UFF-FAU Intro: As part of your union’s organized opposition to political attacks on Florida’s public universities and colleges, UFF members are writing op-eds and letters to the editors of newspapers around the state and elsewhere. This op ed, which appeared in both the Tallahassee Democrat and the Palm Beach Post, explains the threat to Florida’s public universities in the Board of Governors’ proposed policy to effectively end tenure and thus academic freedom and due process
Matthew Lata
Palm Beach Post, Op-Ed
January 21, 2023
For five years, Florida’s higher education system has been declared the best in the nation by U.S. News & World Report, the most respected source of university rankings. Florida State University and the University of Florida are ranked among the top twenty public institutions.
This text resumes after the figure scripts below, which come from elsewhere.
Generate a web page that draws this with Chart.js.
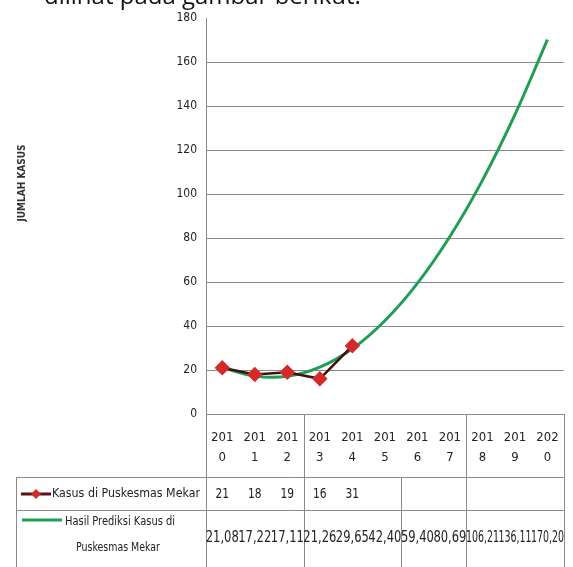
<!DOCTYPE html>
<html>
<head>
<meta charset="utf-8">
<script src="https://cdn.jsdelivr.net/npm/chart.js@4.4.1/dist/chart.umd.min.js"></script>
<style>
  body { margin: 0; background: #fff; overflow: hidden; }
  #wrap { position: relative; width: 573px; height: 567px; overflow: hidden; }
  #chart { position: absolute; left: 0; top: 0; }
  #intro { position: absolute; left: 44px; top: -22px; font: 24px "Open Sans", sans-serif; color: #111; white-space: nowrap; }
</style>
</head>
<body>
<div id="wrap">
  <canvas id="chart" width="573" height="567"></canvas>
  <div id="intro">dilihat pada gambar berikut:</div>
</div>
<script>
const tahun = ['2010', '2011', '2012', '2013', '2014', '2015', '2016', '2017', '2018', '2019', '2020'];
const kasus = [21, 18, 19, 16, 31, null, null, null, null, null, null];
const prediksi = [21.08, 17.22, 17.11, 21.26, 29.65, 42.40, 59.40, 80.69, 106.21, 136.11, 170.2];
const yTicks = [0, 20, 40, 60, 80, 100, 120, 140, 160, 180];

const labelKasus = 'Kasus di Puskesmas Mekar';
const labelPrediksi = ['Hasil Prediksi Kasus di', 'Puskesmas Mekar'];

const narrow = '"DejaVu Sans Condensed", "Liberation Sans Narrow", sans-serif';
const lineCol = '#8a8a8a';

// squeeze text horizontally, the scan uses a narrow font
function fillSqueezed(ctx, text, x, y, maxW, sx) {
  let s = sx || 1;
  if (maxW) s = Math.min(s, maxW / ctx.measureText(text).width);
  ctx.save();
  ctx.translate(x, y);
  ctx.scale(s, 1);
  ctx.fillText(text, 0, 0);
  ctx.restore();
}

// data table under the x axis, drawn like the Excel one
const tabelData = {
  id: 'tabelData',
  afterDraw(chart) {
    const ctx = chart.ctx;
    const x = chart.scales.x;
    const w = x.getPixelForValue(1) - x.getPixelForValue(0);
    const edge = i => x.getPixelForValue(0) - w / 2 + i * w;
    const axisY = chart.chartArea.bottom;
    const row1 = 477, row2 = 510, bottom = 567;

    ctx.save();
    ctx.strokeStyle = lineCol;
    ctx.lineWidth = 1;
    ctx.beginPath();
    [0, 3, 8, 11].forEach(i => {
      const px = Math.round(edge(i)) + 0.5;
      ctx.moveTo(px, axisY); ctx.lineTo(px, bottom);
    });
    const px6 = Math.round(edge(6)) + 0.5;
    ctx.moveTo(px6, row1); ctx.lineTo(px6, bottom);
    ctx.moveTo(16.5, row1); ctx.lineTo(16.5, bottom);
    ctx.moveTo(16, row1 + 0.5); ctx.lineTo(edge(11), row1 + 0.5);
    ctx.moveTo(16, row2 + 0.5); ctx.lineTo(edge(11), row2 + 0.5);
    ctx.stroke();

    // legend keys
    ctx.lineWidth = 3;
    ctx.strokeStyle = '#5a1010';
    ctx.beginPath(); ctx.moveTo(21, 494); ctx.lineTo(51, 494); ctx.stroke();
    ctx.fillStyle = '#d42a2a';
    ctx.beginPath();
    ctx.moveTo(36, 489); ctx.lineTo(41, 494); ctx.lineTo(36, 499); ctx.lineTo(31, 494);
    ctx.closePath(); ctx.fill();
    ctx.strokeStyle = '#1f9e55';
    ctx.beginPath(); ctx.moveTo(22, 520); ctx.lineTo(62, 520); ctx.stroke();

    ctx.fillStyle = '#222';
    ctx.textBaseline = 'middle';
    ctx.font = '13px ' + narrow;
    ctx.textAlign = 'left';
    fillSqueezed(ctx, labelKasus, 52, 494, 148);
    ctx.textAlign = 'center';
    ctx.font = '13px ' + narrow;
    fillSqueezed(ctx, labelPrediksi[0], 120, 522, 110);
    fillSqueezed(ctx, labelPrediksi[1], 118, 548, 84);

    ctx.font = '14px ' + narrow;
    kasus.forEach((v, i) => {
      if (v !== null) fillSqueezed(ctx, String(v), x.getPixelForValue(i), 494, 0, 0.85);
    });
    ctx.font = '15px ' + narrow;
    prediksi.forEach((v, i) => {
      fillSqueezed(ctx, v.toFixed(2).replace('.', ','), x.getPixelForValue(i), 538, 33);
    });

    // y axis title
    ctx.translate(22, 183);
    ctx.rotate(-Math.PI / 2);
    ctx.font = 'bold 10px "DejaVu Sans Condensed", sans-serif';
    ctx.fillStyle = '#333';
    ctx.fillText('JUMLAH KASUS', 0, 0);
    ctx.restore();
  }
};

new Chart(document.getElementById('chart'), {
  type: 'line',
  data: {
    labels: tahun,
    datasets: [{
      label: labelKasus,
      data: kasus,
      borderColor: '#4a0c0c',
      borderWidth: 2.5,
      pointStyle: 'rectRot',
      pointRadius: 6,
      pointBackgroundColor: '#d42a2a',
      pointBorderColor: '#d42a2a',
      tension: 0
    }, {
      label: labelPrediksi.join(' '),
      data: prediksi,
      borderColor: '#1f9e55',
      borderWidth: 3,
      pointRadius: 0,
      tension: 0.4
    }]
  },
  options: {
    responsive: false,
    devicePixelRatio: 1,
    animation: false,
    layout: { padding: { left: 0, right: 6, top: 18, bottom: 0 } },
    plugins: { legend: { display: false }, tooltip: { enabled: false } },
    scales: {
      x: {
        offset: true,
        grid: { display: false, drawTicks: false },
        border: { color: lineCol },
        ticks: {
          font: { family: narrow, size: 13, lineHeight: 1.5 },
          color: '#222',
          padding: 14,
          maxRotation: 0,
          autoSkip: false,
          callback: function(value, i) {
            const t = tahun[i];
            return [t.slice(0, 3), t.slice(3)];
          }
        },
        afterFit: s => { s.height = 567 - 414; }
      },
      y: {
        min: yTicks[0],
        max: yTicks[yTicks.length - 1],
        afterBuildTicks: s => { s.ticks = yTicks.map(v => ({ value: v })); },
        grid: {
          drawTicks: false,
          color: c => (c.tick && c.tick.value === 180 ? 'rgba(0,0,0,0)' : lineCol)
        },
        border: { color: lineCol },
        ticks: {
          font: { family: narrow, size: 12 },
          color: '#222',
          padding: 9
        },
        afterFit: s => { s.width = 206; }
      }
    }
  },
  plugins: [tabelData]
});
</script>
</body>
</html>
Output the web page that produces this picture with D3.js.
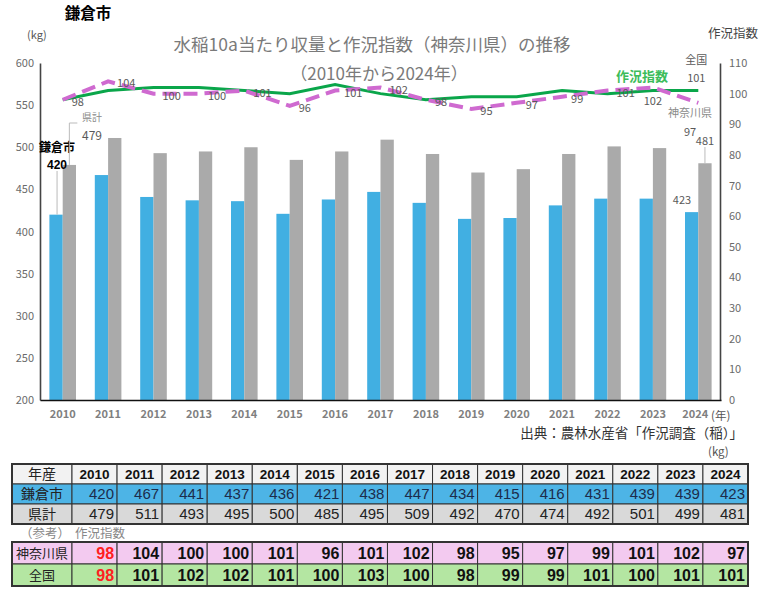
<!DOCTYPE html>
<html>
<head>
<meta charset="utf-8">
<script src="https://cdn.jsdelivr.net/npm/d3@7"></script>
<style>
  body { margin: 0; background: #fff; }
  svg { display: block; }
  text { font-family: "Noto Sans CJK JP", "Noto Sans", sans-serif; }
  .num { font-family: "Liberation Sans", Arial, sans-serif; }
</style>
</head>
<body>
<svg width="762" height="599"></svg>
<script>
const years = ["2010","2011","2012","2013","2014","2015","2016","2017","2018","2019","2020","2021","2022","2023","2024"];
const kamakura = [420, 467, 441, 437, 436, 421, 438, 447, 434, 415, 416, 431, 439, 439, 423];
const kenkei = [479, 511, 493, 495, 500, 485, 495, 509, 492, 470, 474, 492, 501, 499, 481];
const kanagawaIdx = [98, 104, 100, 100, 101, 96, 101, 102, 98, 95, 97, 99, 101, 102, 97];
const zenkokuIdx = [98, 101, 102, 102, 101, 100, 103, 100, 98, 99, 99, 101, 100, 101, 101];
const leftTicks = [200, 250, 300, 350, 400, 450, 500, 550, 600];
const rightTicks = [0, 10, 20, 30, 40, 50, 60, 70, 80, 90, 100, 110];

const svg = d3.select("svg");
const x = d3.scaleBand().domain(years).range([40, 721]).padding(0);
const yL = d3.scaleLinear().domain([200, 600]).range([400, 63]);
const yR = d3.scaleLinear().domain([0, 110]).range([400, 63]);
const bw = 13.3;
const cx = d => x(d) + x.bandwidth() / 2;

// titles
svg.append("text").attr("x", 88).attr("y", 19).attr("text-anchor", "middle")
  .attr("font-size", 15.5).attr("font-weight", "bold").text("鎌倉市");
svg.append("text").attr("x", 27).attr("y", 39).attr("font-size", 11).attr("fill", "#555").text("(kg)");
svg.append("text").attr("x", 758).attr("y", 38).attr("text-anchor", "end").attr("font-size", 12.5).attr("fill", "#444").text("作況指数");
svg.append("text").attr("x", 372).attr("y", 51).attr("text-anchor", "middle").attr("font-size", 17.5).attr("fill", "#7a7a7a")
  .text("水稲10a当たり収量と作況指数（神奈川県）の推移");
svg.append("text").attr("x", 379).attr("y", 80).attr("text-anchor", "middle").attr("font-size", 17).attr("fill", "#7a7a7a")
  .text("（2010年から2024年）");

// bars
svg.append("g").selectAll("rect").data(years).join("rect")
  .attr("x", d => cx(d) - bw).attr("width", bw)
  .attr("y", (d, i) => yL(kamakura[i])).attr("height", (d, i) => yL(200) - yL(kamakura[i]))
  .attr("fill", "#41afe2");
svg.append("g").selectAll("rect").data(years).join("rect")
  .attr("x", d => cx(d)).attr("width", bw)
  .attr("y", (d, i) => yL(kenkei[i])).attr("height", (d, i) => yL(200) - yL(kenkei[i]))
  .attr("fill", "#aaaaaa");

// axes
const axL = svg.append("g").attr("transform", "translate(40,0)")
  .call(d3.axisLeft(yL).tickValues(leftTicks).tickSize(0).tickPadding(6));
const axR = svg.append("g").attr("transform", "translate(720,0)")
  .call(d3.axisRight(yR).tickValues(rightTicks).tickSize(0).tickPadding(9));
const axB = svg.append("g").attr("transform", "translate(0,400)")
  .call(d3.axisBottom(x).tickSize(0).tickPadding(10));
[axL, axR].forEach(a => a.select(".domain").attr("stroke", "#444").attr("stroke-width", 1.6));
axB.select(".domain").attr("stroke", "#111").attr("stroke-width", 1.6);
[axL, axR, axB].forEach(a => a.selectAll("text").attr("font-family", "Lato, 'Noto Sans', sans-serif")
  .attr("font-size", 11).attr("fill", "#6a6a6a"));
axB.selectAll("text").attr("font-weight", "bold").attr("fill", "#808080");
axB.selectAll(".tick").filter(d => d === "2024").select("text").attr("dx", -3);
svg.append("text").attr("x", 711).attr("y", 420).attr("font-size", 11.5).attr("fill", "#555").text("(年)");
svg.append("text").attr("x", 743).attr("y", 438).attr("text-anchor", "end").attr("font-size", 13.5).attr("fill", "#333")
  .text("出典：農林水産省「作況調査（稲）」");
svg.append("text").attr("x", 708).attr("y", 456).attr("font-size", 11.5).attr("fill", "#555").text("(kg)");

// lines
const line = d3.line().x((d, i) => cx(years[i])).y(d => yR(d));
svg.append("path").datum(zenkokuIdx).attr("d", line).attr("fill", "none")
  .attr("stroke", "#0aa64a").attr("stroke-width", 3);
svg.append("path").datum(kanagawaIdx).attr("d", line).attr("fill", "none")
  .attr("stroke", "#cf6ad0").attr("stroke-width", 4).attr("stroke-dasharray", "14,7");

// point labels for kanagawa
svg.append("g").selectAll("text").data(kanagawaIdx.slice(0, 13)).join("text")
  .attr("x", (d, i) => cx(years[i]) + 9).attr("y", d => yR(d) + 6)
  .attr("font-family", "Lato, sans-serif").attr("font-size", 11).attr("fill", "#595959").text(d => d);
svg.append("text").attr("x", cx("2023")).attr("y", yR(kanagawaIdx[13]) + 17).attr("text-anchor", "middle")
  .attr("font-family", "Lato, sans-serif").attr("font-size", 11).attr("fill", "#595959").text(kanagawaIdx[13]);
svg.append("text").attr("x", 690).attr("y", 117).attr("text-anchor", "middle").attr("font-size", 11).attr("fill", "#8a8a8a").text("神奈川県");
svg.append("text").attr("x", 690).attr("y", 136).attr("text-anchor", "middle")
  .attr("font-family", "Lato, sans-serif").attr("font-size", 11).attr("fill", "#595959").text(kanagawaIdx[14]);
svg.append("text").attr("x", cx("2024") - 2).attr("y", 64).attr("text-anchor", "middle").attr("font-size", 11).attr("fill", "#595959").text("全国");
svg.append("text").attr("x", cx("2024") - 2).attr("y", yR(zenkokuIdx[14]) - 9).attr("text-anchor", "middle")
  .attr("font-family", "Lato, sans-serif").attr("font-size", 11).attr("fill", "#595959").text(zenkokuIdx[14]);
svg.append("text").attr("x", 642).attr("y", 81).attr("text-anchor", "middle").attr("font-size", 13)
  .attr("font-weight", "bold").attr("fill", "#3cbc5a").text("作況指数");

// bar annotations
const bx0 = cx("2010") - bw / 2, gx0 = cx("2010") + bw / 2;
svg.append("line").attr("x1", bx0 + 1).attr("x2", bx0 + 1).attr("y1", 171).attr("y2", yL(kamakura[0])).attr("stroke", "#bbb");
svg.append("text").attr("x", 57).attr("y", 152).attr("text-anchor", "middle").attr("font-size", 12).attr("font-weight", "bold").text("鎌倉市");
svg.append("text").attr("x", 57).attr("y", 169).attr("text-anchor", "middle").attr("class", "num")
  .attr("font-size", 12).attr("font-weight", "bold").text(kamakura[0]);
svg.append("path").attr("d", `M${gx0 + 8},123H${gx0}V${yL(kenkei[0])}`).attr("fill", "none").attr("stroke", "#bbb");
svg.append("text").attr("x", 92).attr("y", 121).attr("text-anchor", "middle").attr("font-size", 10).attr("fill", "#8a8a8a").text("県計");
svg.append("text").attr("x", 92).attr("y", 140).attr("text-anchor", "middle")
  .attr("font-family", "Lato, sans-serif").attr("font-size", 12).attr("fill", "#595959").text(kenkei[0]);
const gx14 = cx("2024") + bw / 2;
svg.append("line").attr("x1", gx14).attr("x2", gx14).attr("y1", 147).attr("y2", yL(kenkei[14])).attr("stroke", "#bbb");
svg.append("text").attr("x", 705).attr("y", 145).attr("text-anchor", "middle")
  .attr("font-family", "Lato, sans-serif").attr("font-size", 11).attr("fill", "#595959").text(kenkei[14]);
svg.append("text").attr("x", 682).attr("y", 204).attr("text-anchor", "middle")
  .attr("font-family", "Lato, sans-serif").attr("font-size", 11).attr("fill", "#595959").text(kamakura[14]);

// tables
const tx = d3.scaleBand().domain(years).range([72, 748]);
function table(rows, top, rh) {
  rows.forEach((r, k) => {
    const y0 = top + k * rh;
    const g = svg.append("g");
    g.append("rect").attr("x", 12).attr("y", y0).attr("width", 60).attr("height", rh)
      .attr("fill", r.bg).attr("stroke", "#333");
    g.append("text").attr("x", 42).attr("y", y0 + rh / 2 + 5).attr("text-anchor", "middle")
      .attr("font-size", r.lsize).attr("fill", "#222").text(r.label);
    g.selectAll("rect.c").data(r.vals).join("rect").attr("class", "c")
      .attr("x", (d, i) => tx(years[i])).attr("y", y0).attr("width", tx.bandwidth()).attr("height", rh)
      .attr("fill", r.bg).attr("stroke", "#333");
    g.selectAll("text.v").data(r.vals).join("text").attr("class", "v num")
      .attr("x", (d, i) => r.head ? tx(years[i]) + tx.bandwidth() / 2 : tx(years[i]) + tx.bandwidth() - 3)
      .attr("y", y0 + rh / 2 + r.size * 0.36)
      .attr("text-anchor", r.head ? "middle" : "end")
      .attr("font-size", r.size).attr("font-weight", r.bold ? "bold" : "normal")
      .attr("fill", (d, i) => (r.red && i === 0) ? "#ff2020" : r.color)
      .text(d => d);
  });
  svg.append("rect").attr("x", 12).attr("y", top).attr("width", 736).attr("height", rh * rows.length)
    .attr("fill", "none").attr("stroke", "#333").attr("stroke-width", 2);
}
table([
  {label: "年産", vals: years, bg: "#f2f2f2", head: true, bold: true, size: 13.5, lsize: 14, color: "#111"},
  {label: "鎌倉市", vals: kamakura, bg: "#4db4e6", size: 15, lsize: 14, color: "#1c2c4c"},
  {label: "県計", vals: kenkei, bg: "#d9d9d9", size: 15, lsize: 14, color: "#222"}
], 464, 20);
svg.append("text").attr("x", 20).attr("y", 538).attr("font-size", 12.5).attr("fill", "#888").text("（参考）");
svg.append("text").attr("x", 75).attr("y", 538).attr("font-size", 12.5).attr("fill", "#888").text("作況指数");
table([
  {label: "神奈川県", vals: kanagawaIdx, bg: "#f3caf0", bold: true, red: true, size: 16, lsize: 13, color: "#111"},
  {label: "全国", vals: zenkokuIdx, bg: "#b4e6a2", bold: true, red: true, size: 16, lsize: 13, color: "#111"}
], 542, 22);
</script>
</body>
</html>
That success comes from a partnership and a balance between faculty, administrators and our elected leaders who work together to fulfill our responsibility to students, parents, and taxpayers.
The Florida Board of Governors will soon vote on a proposal that threatens to upset that balance. They cite a bill passed in the last legislative session that suggests (but does not require) a new five- year review of all tenured professors. On the surface, this doesn’t seem like a big deal. Faculty at state-supported institutions answer to the taxpayers and should demonstrate that they continue to earn the public trust. But the devil is in the details.
First, the review is redundant. All faculty are already evaluated yearly by students, peers, chairs, and deans. Faculty can be dismissed ‘for cause’, which includes not only misconduct but also failure to perform after being given warning. Tenure is awarded and confirmed after a years’ long vetting by faculty peers who understand their fields. It can also be removed. I am no more qualified to evaluate a physicist than is the governor, nor are members of the Board of Governors. Our current system works.
The proposal also states that the review shall consider ‘non-compliance with state law’. That seems logical. But what law? Bills passed in the last legislative session prohibit teaching or even mentioning certain controversial subjects. The criteria are ill-defined to the point where parts of the legislation have already been enjoined in court. The proposed BOG policy puts evaluations at the mercy of whomever is writing laws in any given year, putting politics above excellence.
Tenure exists because of actions like the mass firings of professors who dared teach evolution early in the last century. As with judicial appointments, it is intended to keep our academic institutions, like our courts, above politics. Opponents of tenure imply that it only protects wild-eyed liberal, unproductive faculty members who are enjoying jobs for life. The reality is that the vast majority of tenured faculty instruct, perform, research, and write. They are both liberal and conservative.
They teach science, technology ,mathematics, engineering, medicine, and law as well as liberal arts and humanities. The tenure system allows us to attract the best and brightest faculty who will commit to our institutions rather than selling their services to the highest bidder. Weakening tenure weakens our national reputation and our ability to recruit both faculty and students.
No tenured faculty member should fear evaluation. But that evaluation should be based on performance, student success, and service, not whether their teaching aligns with the governor’s politics.
Our colleges and universities should be a source of pride for Floridians. Their quality and rankings should not be jeopardized to support a political agenda. We urge the BOG to take a hard look at the ramifications of their proposal and either dismiss it or rewrite it in a way that inoculates it from the politics of the moment. That’s not only good policy—it’s good business.
We owe that to our students and to the taxpayers.
Matthew Lata is a professor of music at Florida State University and president of the United Faculty of Florida/FSU Chapter.